Written task: Quote, verbatim, all material below, without pictures.

___ Dataset extract ___

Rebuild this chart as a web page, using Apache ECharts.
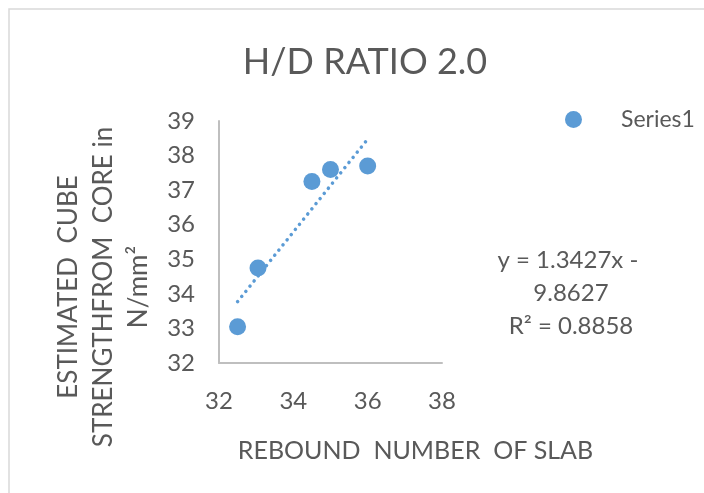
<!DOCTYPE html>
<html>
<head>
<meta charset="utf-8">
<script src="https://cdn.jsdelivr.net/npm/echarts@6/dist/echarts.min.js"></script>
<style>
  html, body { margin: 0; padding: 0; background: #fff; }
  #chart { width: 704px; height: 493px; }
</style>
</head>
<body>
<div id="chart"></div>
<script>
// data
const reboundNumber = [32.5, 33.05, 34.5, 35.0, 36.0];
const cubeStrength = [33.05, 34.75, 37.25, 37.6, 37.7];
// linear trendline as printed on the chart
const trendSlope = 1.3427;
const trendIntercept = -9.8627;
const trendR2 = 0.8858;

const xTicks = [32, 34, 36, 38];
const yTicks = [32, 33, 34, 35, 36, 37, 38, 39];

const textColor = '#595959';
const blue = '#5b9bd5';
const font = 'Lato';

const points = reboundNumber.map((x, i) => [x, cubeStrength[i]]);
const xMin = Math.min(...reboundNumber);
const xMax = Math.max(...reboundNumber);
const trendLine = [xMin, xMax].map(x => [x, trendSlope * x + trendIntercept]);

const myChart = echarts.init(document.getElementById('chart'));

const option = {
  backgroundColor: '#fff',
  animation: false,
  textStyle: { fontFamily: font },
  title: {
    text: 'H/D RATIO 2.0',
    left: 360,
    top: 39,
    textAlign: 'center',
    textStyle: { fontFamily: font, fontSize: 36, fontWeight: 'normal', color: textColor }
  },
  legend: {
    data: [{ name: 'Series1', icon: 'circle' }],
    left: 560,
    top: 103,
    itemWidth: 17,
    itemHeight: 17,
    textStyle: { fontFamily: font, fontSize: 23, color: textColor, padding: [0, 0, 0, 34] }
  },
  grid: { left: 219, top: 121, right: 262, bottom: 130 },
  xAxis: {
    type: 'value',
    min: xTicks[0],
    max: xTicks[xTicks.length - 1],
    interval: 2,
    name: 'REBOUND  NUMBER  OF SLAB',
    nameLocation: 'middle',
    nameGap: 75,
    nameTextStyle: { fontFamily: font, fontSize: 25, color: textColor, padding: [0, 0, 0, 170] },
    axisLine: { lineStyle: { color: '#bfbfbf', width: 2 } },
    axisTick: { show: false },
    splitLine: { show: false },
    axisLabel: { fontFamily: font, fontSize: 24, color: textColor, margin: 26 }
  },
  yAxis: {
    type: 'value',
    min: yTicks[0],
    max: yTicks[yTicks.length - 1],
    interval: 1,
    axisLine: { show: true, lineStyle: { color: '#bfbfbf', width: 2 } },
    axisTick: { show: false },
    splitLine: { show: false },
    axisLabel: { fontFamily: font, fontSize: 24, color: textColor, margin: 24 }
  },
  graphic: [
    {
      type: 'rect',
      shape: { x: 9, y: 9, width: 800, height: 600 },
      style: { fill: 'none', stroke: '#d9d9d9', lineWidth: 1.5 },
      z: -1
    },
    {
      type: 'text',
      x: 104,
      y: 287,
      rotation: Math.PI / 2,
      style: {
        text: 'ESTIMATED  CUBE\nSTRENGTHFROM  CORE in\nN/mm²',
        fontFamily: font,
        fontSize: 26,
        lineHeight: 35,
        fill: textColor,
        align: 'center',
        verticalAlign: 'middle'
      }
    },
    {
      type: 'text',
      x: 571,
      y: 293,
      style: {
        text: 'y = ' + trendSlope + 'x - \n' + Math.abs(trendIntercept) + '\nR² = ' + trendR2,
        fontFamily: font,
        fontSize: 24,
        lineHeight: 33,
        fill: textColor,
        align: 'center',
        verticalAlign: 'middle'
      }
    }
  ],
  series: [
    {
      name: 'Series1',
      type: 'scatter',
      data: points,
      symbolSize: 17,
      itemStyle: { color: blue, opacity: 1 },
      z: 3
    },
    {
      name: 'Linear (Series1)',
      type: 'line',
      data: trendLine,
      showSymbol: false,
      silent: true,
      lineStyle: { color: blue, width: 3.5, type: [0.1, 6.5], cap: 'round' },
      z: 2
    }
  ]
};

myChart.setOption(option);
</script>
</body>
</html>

___

Response to this exercise:
Rebuild this chart as a web page, using Apache ECharts.
<!DOCTYPE html>
<html>
<head>
<meta charset="utf-8">
<script src="https://cdn.jsdelivr.net/npm/echarts@6/dist/echarts.min.js"></script>
<style>
  html, body { margin: 0; padding: 0; background: #fff; }
  #chart { width: 704px; height: 493px; }
</style>
</head>
<body>
<div id="chart"></div>
<script>
// data
const reboundNumber = [32.5, 33.05, 34.5, 35.0, 36.0];
const cubeStrength = [33.05, 34.75, 37.25, 37.6, 37.7];
// linear trendline as printed on the chart
const trendSlope = 1.3427;
const trendIntercept = -9.8627;
const trendR2 = 0.8858;

const xTicks = [32, 34, 36, 38];
const yTicks = [32, 33, 34, 35, 36, 37, 38, 39];

const textColor = '#595959';
const blue = '#5b9bd5';
const font = 'Lato';

const points = reboundNumber.map((x, i) => [x, cubeStrength[i]]);
const xMin = Math.min(...reboundNumber);
const xMax = Math.max(...reboundNumber);
const trendLine = [xMin, xMax].map(x => [x, trendSlope * x + trendIntercept]);

const myChart = echarts.init(document.getElementById('chart'));

const option = {
  backgroundColor: '#fff',
  animation: false,
  textStyle: { fontFamily: font },
  title: {
    text: 'H/D RATIO 2.0',
    left: 360,
    top: 39,
    textAlign: 'center',
    textStyle: { fontFamily: font, fontSize: 36, fontWeight: 'normal', color: textColor }
  },
  legend: {
    data: [{ name: 'Series1', icon: 'circle' }],
    left: 560,
    top: 103,
    itemWidth: 17,
    itemHeight: 17,
    textStyle: { fontFamily: font, fontSize: 23, color: textColor, padding: [0, 0, 0, 34] }
  },
  grid: { left: 219, top: 121, right: 262, bottom: 130 },
  xAxis: {
    type: 'value',
    min: xTicks[0],
    max: xTicks[xTicks.length - 1],
    interval: 2,
    name: 'REBOUND  NUMBER  OF SLAB',
    nameLocation: 'middle',
    nameGap: 75,
    nameTextStyle: { fontFamily: font, fontSize: 25, color: textColor, padding: [0, 0, 0, 170] },
    axisLine: { lineStyle: { color: '#bfbfbf', width: 2 } },
    axisTick: { show: false },
    splitLine: { show: false },
    axisLabel: { fontFamily: font, fontSize: 24, color: textColor, margin: 26 }
  },
  yAxis: {
    type: 'value',
    min: yTicks[0],
    max: yTicks[yTicks.length - 1],
    interval: 1,
    axisLine: { show: true, lineStyle: { color: '#bfbfbf', width: 2 } },
    axisTick: { show: false },
    splitLine: { show: false },
    axisLabel: { fontFamily: font, fontSize: 24, color: textColor, margin: 24 }
  },
  graphic: [
    {
      type: 'rect',
      shape: { x: 9, y: 9, width: 800, height: 600 },
      style: { fill: 'none', stroke: '#d9d9d9', lineWidth: 1.5 },
      z: -1
    },
    {
      type: 'text',
      x: 104,
      y: 287,
      rotation: Math.PI / 2,
      style: {
        text: 'ESTIMATED  CUBE\nSTRENGTHFROM  CORE in\nN/mm²',
        fontFamily: font,
        fontSize: 26,
        lineHeight: 35,
        fill: textColor,
        align: 'center',
        verticalAlign: 'middle'
      }
    },
    {
      type: 'text',
      x: 571,
      y: 293,
      style: {
        text: 'y = ' + trendSlope + 'x - \n' + Math.abs(trendIntercept) + '\nR² = ' + trendR2,
        fontFamily: font,
        fontSize: 24,
        lineHeight: 33,
        fill: textColor,
        align: 'center',
        verticalAlign: 'middle'
      }
    }
  ],
  series: [
    {
      name: 'Series1',
      type: 'scatter',
      data: points,
      symbolSize: 17,
      itemStyle: { color: blue, opacity: 1 },
      z: 3
    },
    {
      name: 'Linear (Series1)',
      type: 'line',
      data: trendLine,
      showSymbol: false,
      silent: true,
      lineStyle: { color: blue, width: 3.5, type: [0.1, 6.5], cap: 'round' },
      z: 2
    }
  ]
};

myChart.setOption(option);
</script>
</body>
</html>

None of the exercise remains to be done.